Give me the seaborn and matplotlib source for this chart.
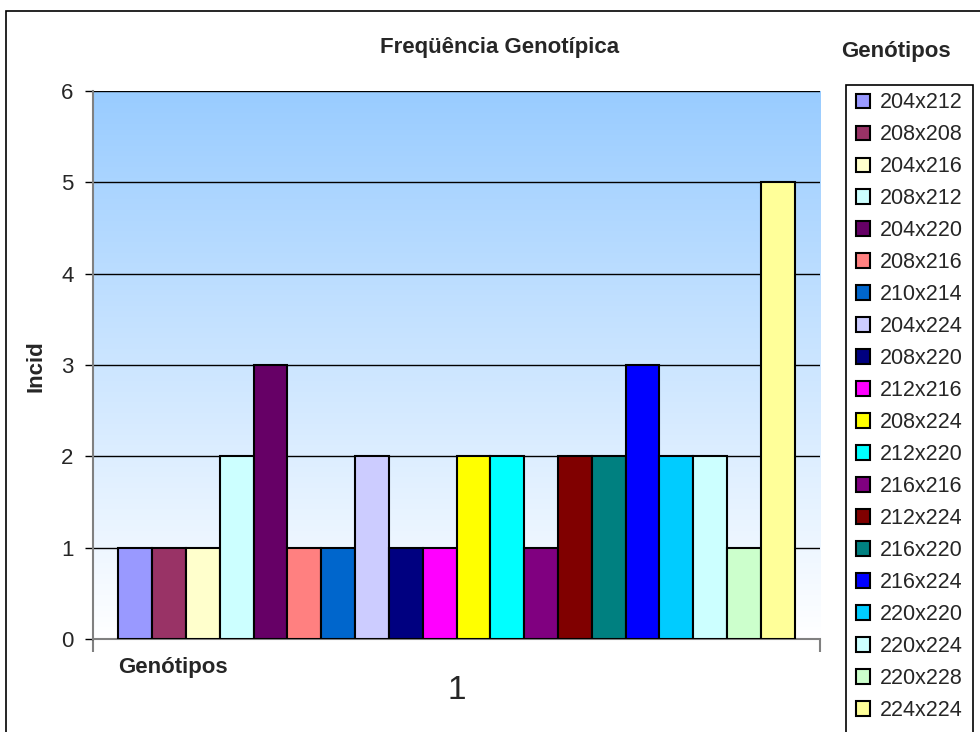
import pandas as pd
import numpy as np
import seaborn as sns
import matplotlib.pyplot as plt
from matplotlib.colors import LinearSegmentedColormap
from matplotlib.patches import Rectangle

genotipos = ["204x212", "208x208", "204x216", "208x212", "204x220",
             "208x216", "210x214", "204x224", "208x220", "212x216",
             "208x224", "212x220", "216x216", "212x224", "216x220",
             "216x224", "220x220", "220x224", "220x228", "224x224"]
incid = [1, 1, 1, 2, 3, 1, 1, 2, 1, 1, 2, 2, 1, 2, 2, 3, 2, 2, 1, 5]
cores = ["#9999FF", "#993366", "#FFFFCC", "#CCFFFF", "#660066",
         "#FF8080", "#0066CC", "#CCCCFF", "#000080", "#FF00FF",
         "#FFFF00", "#00FFFF", "#800080", "#800000", "#008080",
         "#0000FF", "#00CCFF", "#CCFFFF", "#CCFFCC", "#FFFF99"]
categoria = "1"
y_ticks = [0, 1, 2, 3, 4, 5, 6]


def main():
    sns.set_style("white")
    plt.rcParams['font.family'] = ['Liberation Sans', 'DejaVu Sans']

    df = pd.DataFrame({"cat": [categoria] * len(genotipos),
                       "Genótipos": genotipos,
                       "Incid": incid})

    fig = plt.figure(figsize=(9.8, 7.32), dpi=100)
    ax = fig.add_axes([93 / 980, 93 / 732, 727 / 980, 548 / 732])

    sns.barplot(data=df, x="cat", y="Incid", hue="Genótipos",
                hue_order=genotipos, palette=dict(zip(genotipos, cores)),
                width=0.93, gap=0, saturation=1, edgecolor='black',
                linewidth=1.5, ax=ax, zorder=3)

    # fundo em degrade, azul em cima e branco embaixo
    fundo = LinearSegmentedColormap.from_list("fundo", ["white", "#99CCFF"])
    ax.imshow(np.linspace(0, 1, 256).reshape(-1, 1), cmap=fundo, origin='lower',
              extent=[-0.5, 0.5, 0, 6], aspect='auto', zorder=0)
    for v in y_ticks[1:]:
        ax.axhline(v, color='black', lw=1, zorder=1)

    ax.set_xlim(-0.5, 0.5)
    ax.set_ylim(0, 6)
    ax.set_xlabel("")
    ax.set_ylabel("")

    ax.set_yticks(y_ticks)
    ax.tick_params(axis='y', length=6, width=1, color='black', direction='out',
                   labelsize=16, pad=8, left=True)
    ax.set_xticks([0])
    ax.set_xticklabels([categoria])
    ax.set_xticks([-0.5, 0.5], minor=True)
    ax.tick_params(axis='x', which='major', length=0, labelsize=24, pad=26)
    ax.tick_params(axis='x', which='minor', length=9.5, width=1.5,
                   color='#808080', direction='out', bottom=True)

    for s in ['top', 'right']:
        ax.spines[s].set_visible(False)
    for s in ['left', 'bottom']:
        ax.spines[s].set_color('#808080')
        ax.spines[s].set_linewidth(1.5)

    h, l = ax.get_legend_handles_labels()
    if ax.get_legend() is not None:
        ax.get_legend().remove()
    leg = fig.legend(h, l, loc='upper left', bbox_to_anchor=(852 / 980, 1 - 88 / 732),
                     fontsize=15.5, handlelength=0.65, handleheight=0.65,
                     handletextpad=0.45, labelspacing=0.51, borderpad=0.2,
                     borderaxespad=0, frameon=False)
    for p in leg.get_patches():
        p.set_edgecolor('black')
        p.set_linewidth(1.5)

    # caixa da legenda vai ate a borda de baixo
    fig.patches.append(Rectangle((846 / 980, -0.1), 127 / 980, (732 - 85) / 732 + 0.1,
                                 transform=fig.transFigure, fill=False,
                                 edgecolor='black', linewidth=1.2))

    fig.text(500 / 980, 1 - 48 / 732, "Freqüência Genotípica", ha='center',
             va='center', fontsize=16, fontweight='bold')
    fig.text(896 / 980, 1 - 52 / 732, "Genótipos", ha='center',
             va='center', fontsize=16, fontweight='bold')
    fig.text(118 / 980, 1 - 668 / 732, "Genótipos", ha='left',
             va='center', fontsize=16, fontweight='bold')
    fig.text(36 / 980, 1 - 366 / 732, "Incid", ha='center', va='center',
             rotation=90, fontsize=16, fontweight='bold')

    fig.patches.append(Rectangle((6 / 980, -0.1), 1.2, (732 - 11) / 732 + 0.1,
                                 transform=fig.transFigure, fill=False,
                                 edgecolor='black', linewidth=1.2))

    fig.savefig("out.png", dpi=100)


if __name__ == "__main__":
    main()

⁂

Show every line where the string "seaborn" appears.

Give me the seaborn and matplotlib source for this chart.
import seaborn as sns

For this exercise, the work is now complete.